A entrevista com Carlos Morais José (que, adianto, vai ter, pelo menos, uma terceira parte... Lembro-me muito bem de não querer, na oportunidade, desaproveitar a hipótese da "recolha" - com ou sem livro, como é, para já, o caso):
Permita-me, a propósito, um aparte: fiquei há dias impressionadíssimo porque, na última vez que estive no território, falei com o Dr. Carlos Assunção, que me pareceu um homem brilhante... Agora, relativamente poucos anos depois, fui "encontrá-lo..." estátua de bronze, rigorosamente "transcrito"... Foi uma sensação desconfortável... Mas que revela qualquer coisa singular: morrer e "ganhar" imediatamente estátua... Ao homem? Ao homem e às circunstâncias?... Esqueça. Prossigamos, de facto.

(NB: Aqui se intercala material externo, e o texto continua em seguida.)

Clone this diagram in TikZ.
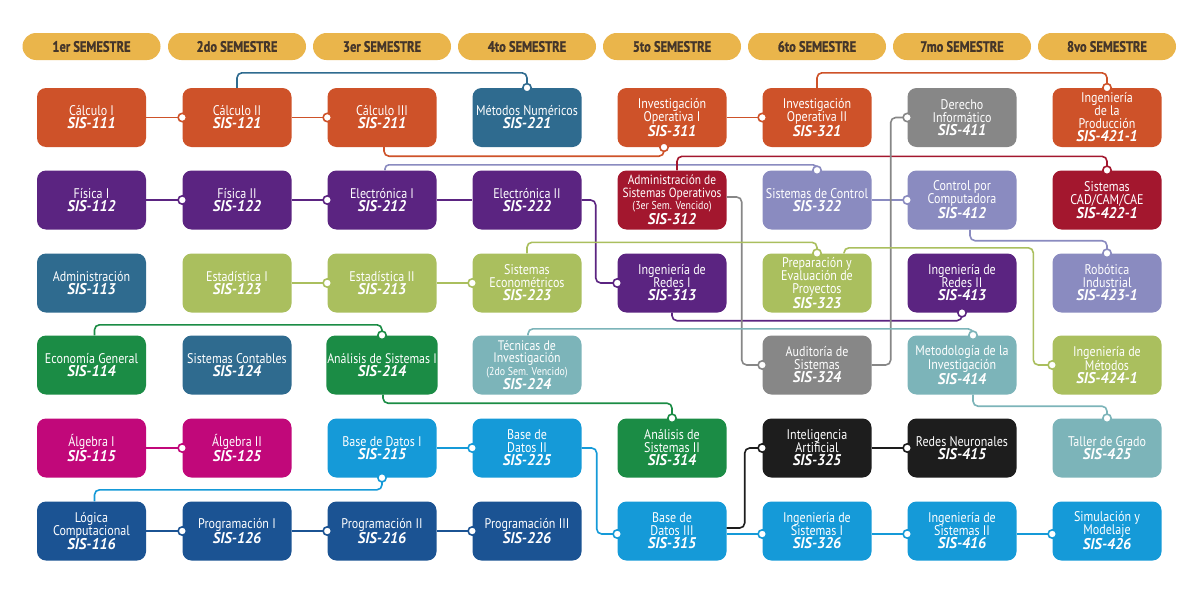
\documentclass[tikz,border=0pt]{standalone}
\usepackage{fontspec}
\setmainfont{PT Sans}[FakeStretch=0.86]
\newfontfamily\codefont{PT Sans}[FakeStretch=0.95]
\newfontfamily\hdfont{PT Sans}[FakeStretch=0.83, FakeBold=1]
\usetikzlibrary{arrows.meta}
\definecolor{gold}{HTML}{EAB54B}
\definecolor{hdtext}{HTML}{45362A}
\definecolor{corange}{HTML}{CE5229}
\definecolor{csteel}{HTML}{2F6B8F}
\definecolor{cpurple}{HTML}{5B2481}
\definecolor{clgreen}{HTML}{AABF5E}
\definecolor{cgreen}{HTML}{1B8C45}
\definecolor{cmagenta}{HTML}{C1087A}
\definecolor{clblue}{HTML}{159AD8}
\definecolor{cdblue}{HTML}{1B5393}
\definecolor{ccrimson}{HTML}{A3172E}
\definecolor{clav}{HTML}{8A8BC0}
\definecolor{cgray}{HTML}{878787}
\definecolor{cteal}{HTML}{7CB4B9}
\definecolor{cblack}{HTML}{1D1D1D}
\newcommand{\mycode}[1]{{\codefont\bfseries\itshape\fontsize{15.5}{13}\selectfont #1}}
\newcommand{\mysmall}[1]{{\fontsize{11.5}{13}\selectfont #1}}
\begin{document}
\begin{tikzpicture}[x=1pt,y=-1pt,
  sem/.style={fill=gold, rounded corners=13.5pt, minimum width=138pt, minimum height=27pt, inner sep=0pt, text=hdtext, font=\hdfont\bfseries\fontsize{15}{15}\selectfont},
  box/.style={rounded corners=9pt, minimum width=109pt, minimum height=59pt, inner sep=1pt, align=center, text=white, font=\fontsize{14}{13}\selectfont},
  conn/.style={line width=1.6pt, rounded corners=5pt},
  dot/.style={-{Circle[length=10pt,width=10pt,fill=white]}, shorten >=-5pt}
]
\useasboundingbox[fill=white] (0,0) rectangle (1200,597);
% headers
\node[sem] (h1) at (91.5,46.5) {1er SEMESTRE};
\node[sem] (h2) at (237,46.5) {2do SEMESTRE};
\node[sem] (h3) at (382,46.5) {3er SEMESTRE};
\node[sem] (h4) at (527,46.5) {4to SEMESTRE};
\node[sem] (h5) at (672,46.5) {5to SEMESTRE};
\node[sem] (h6) at (817,46.5) {6to SEMESTRE};
\node[sem] (h7) at (962,46.5) {7mo SEMESTRE};
\node[sem] (h8) at (1107,46.5) {8vo SEMESTRE};
% row 1
\node[box, fill=corange] (s111) at (91.5,117.5) {Cálculo I\\\mycode{SIS-111}};
\node[box, fill=corange] (s121) at (237,117.5) {Cálculo II\\\mycode{SIS-121}};
\node[box, fill=corange] (s211) at (382,117.5) {Cálculo III\\\mycode{SIS-211}};
\node[box, fill=csteel] (s221) at (527,117.5) {Métodos Numéricos\\\mycode{SIS-221}};
\node[box, fill=corange] (s311) at (672,117.5) {Investigación\\Operativa I\\\mycode{SIS-311}};
\node[box, fill=corange] (s321) at (817,117.5) {Investigación\\Operativa II\\\mycode{SIS-321}};
\node[box, fill=cgray] (s411) at (962,117.5) {Derecho\\Informático\\\mycode{SIS-411}};
\node[box, fill=corange] (s4211) at (1107,117.5) {Ingeniería\\de la\\Producción\\\mycode{SIS-421-1}};
% row 2
\node[box, fill=cpurple] (s112) at (91.5,200) {Física I\\\mycode{SIS-112}};
\node[box, fill=cpurple] (s122) at (237,200) {Física II\\\mycode{SIS-122}};
\node[box, fill=cpurple] (s212) at (382,200) {Electrónica I\\\mycode{SIS-212}};
\node[box, fill=cpurple] (s222) at (527,200) {Electrónica II\\\mycode{SIS-222}};
\node[box, fill=ccrimson, font=\fontsize{13.3}{12.5}\selectfont] (s312) at (672,200) {Administración de\\Sistemas Operativos\\\mysmall{(3er Sem. Vencido)}\\\mycode{SIS-312}};
\node[box, fill=clav] (s322) at (817,200) {Sistemas de Control\\\mycode{SIS-322}};
\node[box, fill=clav] (s412) at (962,200) {Control por\\Computadora\\\mycode{SIS-412}};
\node[box, fill=ccrimson] (s4221) at (1107,200) {Sistemas\\CAD/CAM/CAE\\\mycode{SIS-422-1}};
% row 3
\node[box, fill=csteel] (s113) at (91.5,283) {Administración\\\mycode{SIS-113}};
\node[box, fill=clgreen] (s123) at (237,283) {Estadística I\\\mycode{SIS-123}};
\node[box, fill=clgreen] (s213) at (382,283) {Estadística II\\\mycode{SIS-213}};
\node[box, fill=clgreen] (s223) at (527,283) {Sistemas\\Econométricos\\\mycode{SIS-223}};
\node[box, fill=cpurple] (s313) at (672,283) {Ingeniería de\\Redes I\\\mycode{SIS-313}};
\node[box, fill=clgreen] (s323) at (817,283) {Preparación y\\Evaluación de\\Proyectos\\\mycode{SIS-323}};
\node[box, fill=cpurple] (s413) at (962,283) {Ingeniería de\\Redes II\\\mycode{SIS-413}};
\node[box, fill=clav] (s4231) at (1107,283) {Robótica\\Industrial\\\mycode{SIS-423-1}};
% row 4
\node[box, fill=cgreen] (s114) at (91.5,365) {Economía General\\\mycode{SIS-114}};
\node[box, fill=csteel] (s124) at (237,365) {Sistemas Contables\\\mycode{SIS-124}};
\node[box, fill=cgreen, font=\fontsize{13.8}{13}\selectfont] (s214) at (382,365) {Análisis de Sistemas I\\\mycode{SIS-214}};
\node[box, fill=cteal, font=\fontsize{13.8}{12.5}\selectfont] (s224) at (527,365) {Técnicas de\\Investigación\\\mysmall{(2do Sem. Vencido)}\\\mycode{SIS-224}};
\node[box, fill=cgray] (s324) at (817,365) {Auditoría de\\Sistemas\\\mycode{SIS-324}};
\node[box, fill=cteal] (s414) at (962,365) {Metodología de la\\Investigación\\\mycode{SIS-414}};
\node[box, fill=clgreen] (s4241) at (1107,365) {Ingeniería de\\Métodos\\\mycode{SIS-424-1}};
% row 5
\node[box, fill=cmagenta] (s115) at (91.5,448) {Álgebra I\\\mycode{SIS-115}};
\node[box, fill=cmagenta] (s125) at (237,448) {Álgebra II\\\mycode{SIS-125}};
\node[box, fill=clblue] (s215) at (382,448) {Base de Datos I\\\mycode{SIS-215}};
\node[box, fill=clblue] (s225) at (527,448) {Base de\\Datos II\\\mycode{SIS-225}};
\node[box, fill=cgreen] (s314) at (672,448) {Análisis de\\Sistemas II\\\mycode{SIS-314}};
\node[box, fill=cblack] (s325) at (817,448) {Inteligencia\\Artificial\\\mycode{SIS-325}};
\node[box, fill=cblack] (s415) at (962,448) {Redes Neuronales\\\mycode{SIS-415}};
\node[box, fill=cteal] (s425) at (1107,448) {Taller de Grado\\\mycode{SIS-425}};
% row 6
\node[box, fill=cdblue] (s116) at (91.5,531) {Lógica\\Computacional\\\mycode{SIS-116}};
\node[box, fill=cdblue] (s126) at (237,531) {Programación I\\\mycode{SIS-126}};
\node[box, fill=cdblue] (s216) at (382,531) {Programación II\\\mycode{SIS-216}};
\node[box, fill=cdblue] (s226) at (527,531) {Programación III\\\mycode{SIS-226}};
\node[box, fill=clblue] (s315) at (672,531) {Base de\\Datos III\\\mycode{SIS-315}};
\node[box, fill=clblue] (s326) at (817,531) {Ingeniería de\\Sistemas I\\\mycode{SIS-326}};
\node[box, fill=clblue] (s416) at (962,531) {Ingeniería de\\Sistemas II\\\mycode{SIS-416}};
\node[box, fill=clblue] (s426) at (1107,531) {Simulación y\\Modelaje\\\mycode{SIS-426}};
% connectors: orange
\draw[conn, corange, dot] (s111.east) -- (s121.west);
\draw[conn, corange, dot] (s121.east) -- (s211.west);
\draw[conn, corange, dot] ([xshift=2pt]s211.south) -- ++(0,9) -| ([xshift=-8pt]s311.south);
\draw[conn, corange, dot] (s311.east) -- (s321.west);
\draw[conn, corange, dot] (s321.north) -- ++(0,-15) -| (s4211.north);
% steel
\draw[conn, csteel, dot] (s121.north) -- ++(0,-15) -| (s221.north);
% purple
\draw[conn, cpurple, dot] (s112.east) -- (s122.west);
\draw[conn, cpurple, dot] (s122.east) -- (s212.west);
\draw[conn, cpurple] (s212.east) -- (s222.west);
\draw[conn, cpurple, dot] (s222.east) -- ++(14,0) |- (s313.west);
\draw[conn, cpurple, dot] (s313.south) -- ++(0,8) -| (s413.south);
% lavender
\draw[conn, clav, dot, rounded corners=4pt] ([xshift=3pt]s212.north) -- ++(0,-5.5) -| (s322.north);
\draw[conn, clav, dot] (s322.east) -- (s412.west);
\draw[conn, clav, dot] ([xshift=8pt]s412.south) -- ++(0,11) -| (s4231.north);
% crimson
\draw[conn, ccrimson, dot] ([xshift=5pt]s312.north) -- ++(0,-14) -| (s4221.north);
% gray
\draw[conn, cgray, dot] ([yshift=3pt]s312.east) -- ++(15,0) |- (s324.west);
\draw[conn, cgray, dot] (s324.east) -- ++(19,0) |- (s411.west);
% light green
\draw[conn, clgreen, dot] (s123.east) -- (s213.west);
\draw[conn, clgreen, dot] (s213.east) -- (s223.west);
\draw[conn, clgreen, dot] (s223.north) -- ++(0,-11) -| (s323.north);
\draw[conn, clgreen, dot] ([xshift=27pt]s323.north) -- ++(0,-5.5) -| ([xshift=-19pt]s4241.west) -- (s4241.west);
% teal
\draw[conn, cteal, dot] ([xshift=1pt]s224.north) -- ++(0,-6.5) -| ([xshift=11pt]s414.north);
\draw[conn, cteal, dot] ([xshift=11pt]s414.south) -- ++(0,11.5) -| (s425.north);
% green
\draw[conn, cgreen, dot] ([xshift=3pt]s114.north) -- ++(0,-10.5) -| (s214.north);
\draw[conn, cgreen, dot] ([xshift=1pt]s214.south) -- ++(0,8.5) -| (s314.north);
% magenta
\draw[conn, cmagenta, dot] (s115.east) -- (s125.west);
% light blue
\draw[conn, clblue, dot] (s215.east) -- (s225.west);
\draw[conn, clblue, dot] (s225.east) -- ++(15,0) |- ([yshift=-3pt]s315.west);
\draw[conn, clblue, dot] ([xshift=3pt]s116.north) -- ++(0,-11.5) -| (s215.south);
\draw[conn, clblue, dot] ([yshift=-3pt]s315.east) -- ([yshift=-3pt]s326.west);
\draw[conn, clblue, dot] ([yshift=-3pt]s326.east) -- ([yshift=-3pt]s416.west);
\draw[conn, clblue, dot] ([yshift=-3pt]s416.east) -- ([yshift=-3pt]s426.west);
% dark blue
\draw[conn, cdblue, dot] (s116.east) -- (s126.west);
\draw[conn, cdblue, dot] (s126.east) -- (s216.west);
\draw[conn, cdblue, dot] (s216.east) -- (s226.west);
% black
\draw[conn, cblack, dot] ([yshift=3pt]s315.east) -- ++(18,0) |- (s325.west);
\draw[conn, cblack, dot] (s325.east) -- (s415.west);
\end{tikzpicture}
\end{document}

Tudo a propósito de João Maria Ferreira do Amaral. Já lhe falei de Camilo Pessanha e, obviamente, que não lhe vou poder falar de toda a gente. A maior parte dos heróis, ou fazedores de Macau, são, na verdade, os macaenses que foram os que aguentaram este território como espaço português e foram, neste sentido, extremamente patriotas durante todo o tempo em que Macau foi abandonado ao seu destino por Portugal. Esse sentimento de abandono é, de resto, uma das características mais fortes da comunidade macaense, na sua psicologia.
É a sensação de que o pai é mau, de que o pai não quer saber dela, de o pai é um marinheiro que a faz e se vai embora...
Eu sinto isso na comunidade macaense, é uma sensação de abandono e talvez por isso eu me identifique bem com ela. É um sentimento de fundo dos portugueses que não consigo perceber bem porquê. Passa pela questão da saudade e passa por outras questões...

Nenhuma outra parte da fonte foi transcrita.